Everyone on Twitter is talking about Google+ … except me. You had to be invited to join. My invitation got lost in the email, I guess.* Or maybe it’s just for Blogspot bloggers. People are setting up circles, apparently. The rumor is, circles will replace Facebook … or is it Twitter? … or both? I will probably never know. I think I’m a square.

But really, do I need more social networking? I said to someone this morning … or was that yesterday … that I feel like I’m whirling around constantly and I expect to pass myself eventually. I probably won’t recognize me, though. I still think I’m young and thin and look like I have a clue.

Time’s up. Now I have to figure out what sort of illustration will fit this bizarre post.

If you can find anything above to comment on … have at it. Please.

*Shortly after I wrote this, I received an invitation to join Google+ … now, will someone explain the circle thing to me?

So, what’s the deal with Facebook Pages?

I have a Facebook Page as an Author. I don’t know what I’m supposed to do with it. Not everyone who’s clicked to LIKE it follows me on Twitter or reads this blog, but a good many of them do. I expect some days when I actively participate in social media, they get tired of seeing my avatar pop up on their screens.

Like my Facebook page!I’m not naturally a pushy person. In gatherings, I prefer to sit quietly and listen. Though, I confess, if you start an interesting conversation with me, you might have trouble shutting me up. But I’m an Author now. Part of my job is to interact. So, I have a Facebook Page. I don’t know what I’m supposed to do with it.

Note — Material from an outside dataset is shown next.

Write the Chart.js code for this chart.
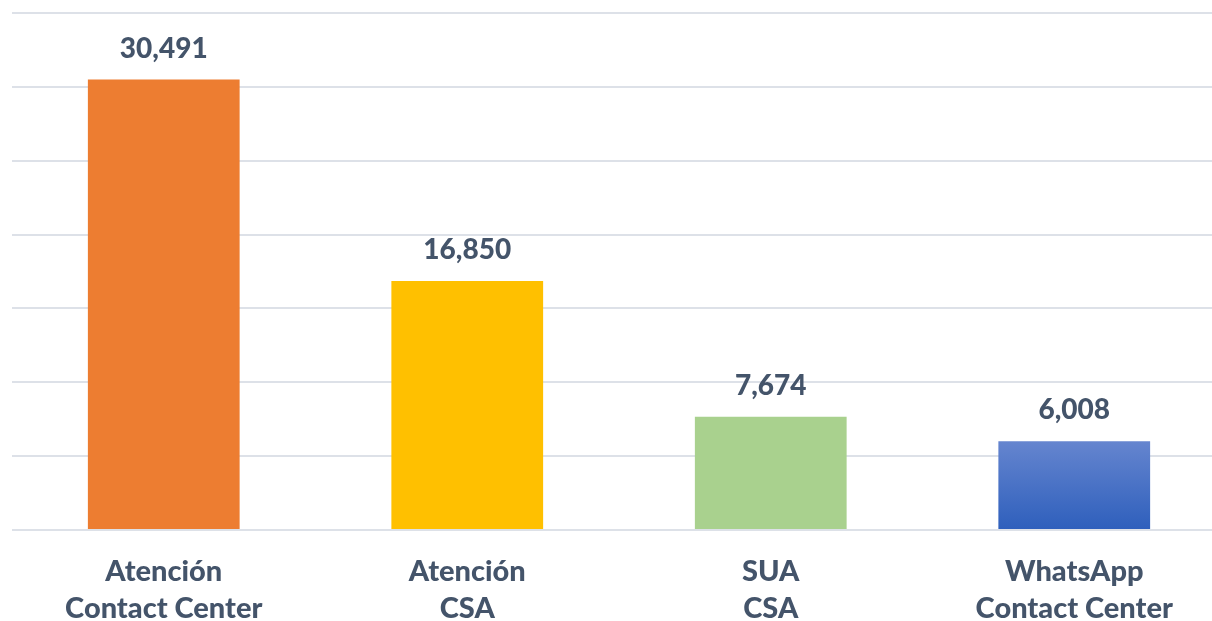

This is different from my personal Facebook account, where I feel free to post silliness. As an Author, I think should be more dignified. I channel links to my blog posts there and comment about my writing progress. Those are fine, but here are some examples of what my Likers also saw as “status” updates this month:

Lays Limón chips should be classified as an addictive substance.

It’s hard to type with a 2nd degree hot glue burn on my index finger.

We are having an honest to God gully-washing thunderstorm! In June! If you lived where I do, you’d know how freaky that is! LOVE IT!